Within rural areas, the researchers saw significant disparities in care received at critical access hospitals (CAHs) versus noncritical access hospitals. Federally designated as part of the Medicare Rural Hospital Flexibility Program, critical access hospitals are intended to improve health care and emergency services in remote rural areas. However, Wadhera and colleagues found that Medicare beneficiaries were actually less likely to receive procedural care for heart attack or stroke when initially seeking care at CAHs than they were at noncritical access sites. The risk of mortality was higher among patients accessing care at CAHs as well.

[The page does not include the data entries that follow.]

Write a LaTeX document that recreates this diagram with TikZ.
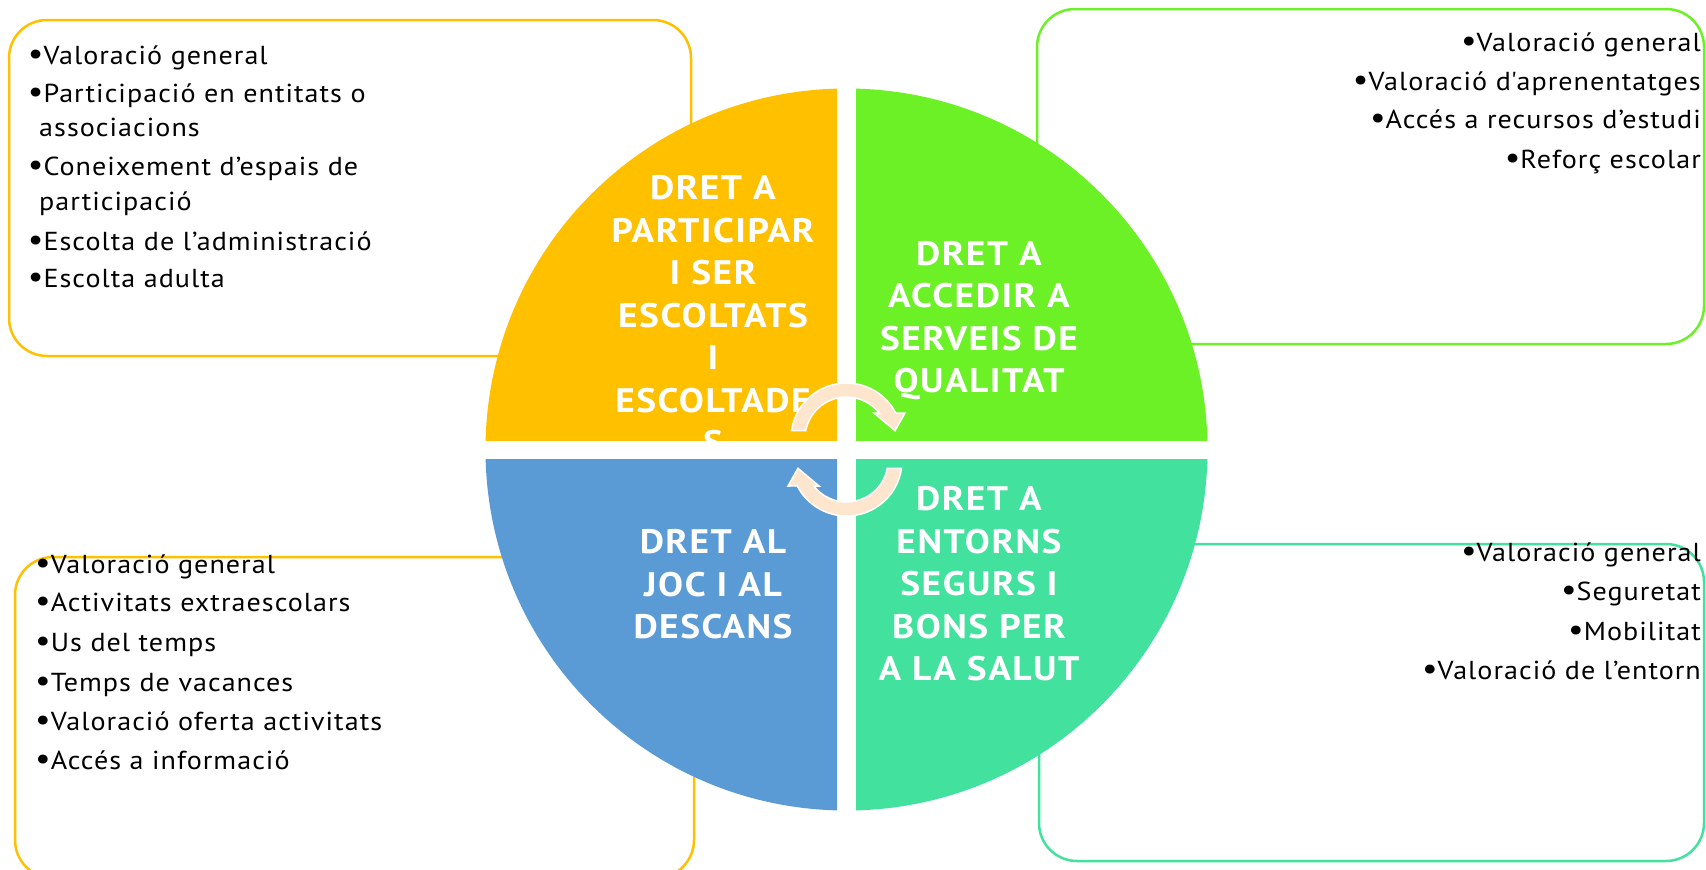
\documentclass[tikz,border=0pt]{standalone}
\usepackage{fontspec}
\setmainfont{PT Sans}
\newfontfamily\listfont{PT Sans}[FakeStretch=1.08, LetterSpace=4]
\newfontfamily\titlefont{PT Sans}[FakeStretch=1.1, LetterSpace=4.5]
\newcommand\bul{{\fontsize{32}{0}\selectfont •}}
\definecolor{cyel}{HTML}{FFC000}
\definecolor{cgrn}{HTML}{6CF026}
\definecolor{cblu}{HTML}{5B9BD5}
\definecolor{cteal}{HTML}{42E19D}
\definecolor{carr}{HTML}{FDE6CD}
\tikzset{
  boxline/.style={line width=2.5pt, rounded corners=38pt},
  listitem/.style={inner sep=0pt, font=\listfont\fontsize{26}{30}\selectfont, text=black},
  title/.style={inner sep=0pt, anchor=north, align=center, text=white, font=\titlefont\fontsize{34}{42.5}\selectfont\bfseries},
  arrowshape/.style={fill=carr, draw=white, line width=1.5pt, line join=miter}
}
\begin{document}
\begin{tikzpicture}[x=1pt,y=-1pt]
\useasboundingbox (0,0) rectangle (1706,870);
% outer boxes
\draw[boxline, draw=cyel] (9,20) rectangle (691,356);
\draw[boxline, draw=cgrn] (1037,9) rectangle (1704,344);
\draw[boxline, draw=cyel] (15,557) rectangle (694,878);
\draw[boxline, draw=cteal] (1039,544) rectangle (1704,861);
% quadrants
\coordinate (c) at (846.5,449.5);
\begin{scope}\clip (0,0) rectangle (837,440); \fill[cyel] (c) circle[radius=361]; \end{scope}
\begin{scope}\clip (856,0) rectangle (1706,440); \fill[cgrn] (c) circle[radius=361]; \end{scope}
\begin{scope}\clip (0,459) rectangle (837,870); \fill[cblu] (c) circle[radius=361]; \end{scope}
\begin{scope}\clip (856,459) rectangle (1706,870); \fill[cteal] (c) circle[radius=361]; \end{scope}
% titles
\node[title] (ttl) at (713,175.5) {DRET A\\PARTICIPAR\\I SER\\ESCOLTATS\\I\\ESCOLTADE\\S};
\node[title] (ttr) at (979,241) {DRET A\\ACCEDIR A\\SERVEIS DE\\QUALITAT};
\node[title] (tbl) at (713,529.5) {DRET AL\\JOC I AL\\DESCANS};
\node[title] (tbr) at (979,486.5) {DRET A\\ENTORNS\\SEGURS I\\BONS PER\\A LA SALUT};
% circular arrows
\path[arrowshape] (791.5,430.7) arc[start angle=188.1, end angle=332.65, radius=55.5]
  -- (905,413) -- (895,430.7) -- (874,413) -- (879.2,413)
  arc[start angle=322.05, end angle=190.8, radius=41.5] -- cycle;
\begin{scope}[rotate around={180:(c)}]
\path[arrowshape] (791.5,430.7) arc[start angle=188.1, end angle=332.65, radius=55.5]
  -- (905,413) -- (895,430.7) -- (874,413) -- (879.2,413)
  arc[start angle=322.05, end angle=190.8, radius=41.5] -- cycle;
\end{scope}
% top-left list
\node[listitem, anchor=base west] (tl1) at (27.7,64) {\bul Valoració general};
\node[listitem, anchor=base west] (tl2) at (27.7,102) {\bul Participació en entitats o};
\node[listitem, anchor=base west] (tl3) at (39,136) {associacions};
\node[listitem, anchor=base west] (tl4) at (27.7,175) {\bul Coneixement d’espais de};
\node[listitem, anchor=base west] (tl5) at (39,210) {participació};
\node[listitem, anchor=base west] (tl6) at (27.7,250) {\bul Escolta de l’administració};
\node[listitem, anchor=base west] (tl7) at (27.7,287) {\bul Escolta adulta};
% top-right list
\node[listitem, anchor=base east] (tr1) at (1701,51.7) {\bul Valoració general};
\node[listitem, anchor=base east] (tr2) at (1701,90) {\bul Valoració d\textquotesingle aprenentatges};
\node[listitem, anchor=base east] (tr3) at (1701,128) {\bul Accés a recursos d’estudi};
\node[listitem, anchor=base east] (tr4) at (1701,168) {\bul Reforç escolar};
% bottom-left list
\node[listitem, anchor=base west] (bl1) at (35,573) {\bul Valoració general};
\node[listitem, anchor=base west] (bl2) at (35,611.7) {\bul Activitats extraescolars};
\node[listitem, anchor=base west] (bl3) at (35,651.7) {\bul Us del temps};
\node[listitem, anchor=base west] (bl4) at (35,691.7) {\bul Temps de vacances};
\node[listitem, anchor=base west] (bl5) at (35,730.7) {\bul Valoració oferta activitats};
\node[listitem, anchor=base west] (bl6) at (35,769.3) {\bul Accés a informació};
% bottom-right list
\node[listitem, anchor=base east] (br1) at (1701,561.7) {\bul Valoració general};
\node[listitem, anchor=base east] (br2) at (1701,600.7) {\bul Seguretat};
\node[listitem, anchor=base east] (br3) at (1701,640) {\bul Mobilitat};
\node[listitem, anchor=base east] (br4) at (1701,679.3) {\bul Valoració de l’entorn};
\end{tikzpicture}
\end{document}
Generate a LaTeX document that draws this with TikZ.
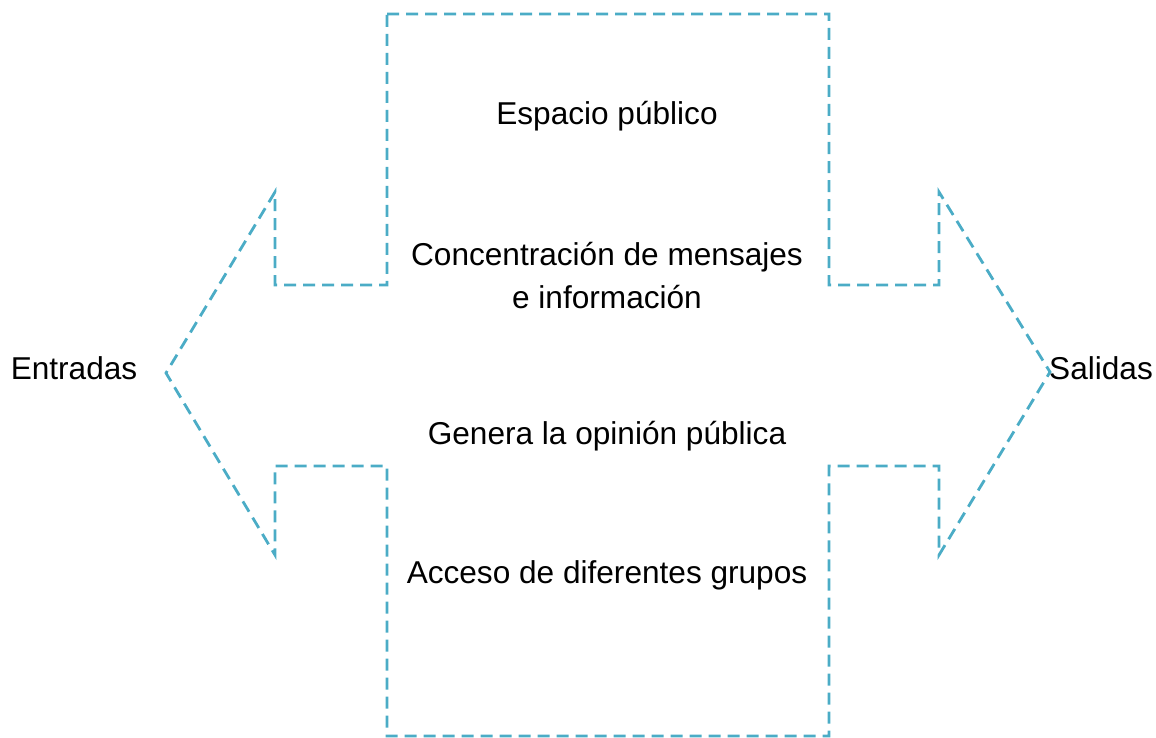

This work was supported by the Sarnoff Cardiovascular Research Fellowship; grants from the National Institutes of Health, National Heart, Lung, and Blood Institute (grants K23HL14852500, R01HL143421, R01HL136708, R01HL157530 and K23HL14852500); the National Institute on Aging (grant R018G060935).
Co-authors include Yun Wang, Dhruv Kazi, and Karen Joynt Maddox of Brigham and Women’s Hospital.
Robert Yeh, a co-author of the paper at Beth Israel Deaconess, receives personal fees from Biosense Webster, grants and personal fees from Abbott Vascular, AstraZeneca, Boston Scientific, and Medtronic, outside the submitted work. Wadhera serves as a consultant for Abbott, outside the submitted work. All other authors have no disclosures.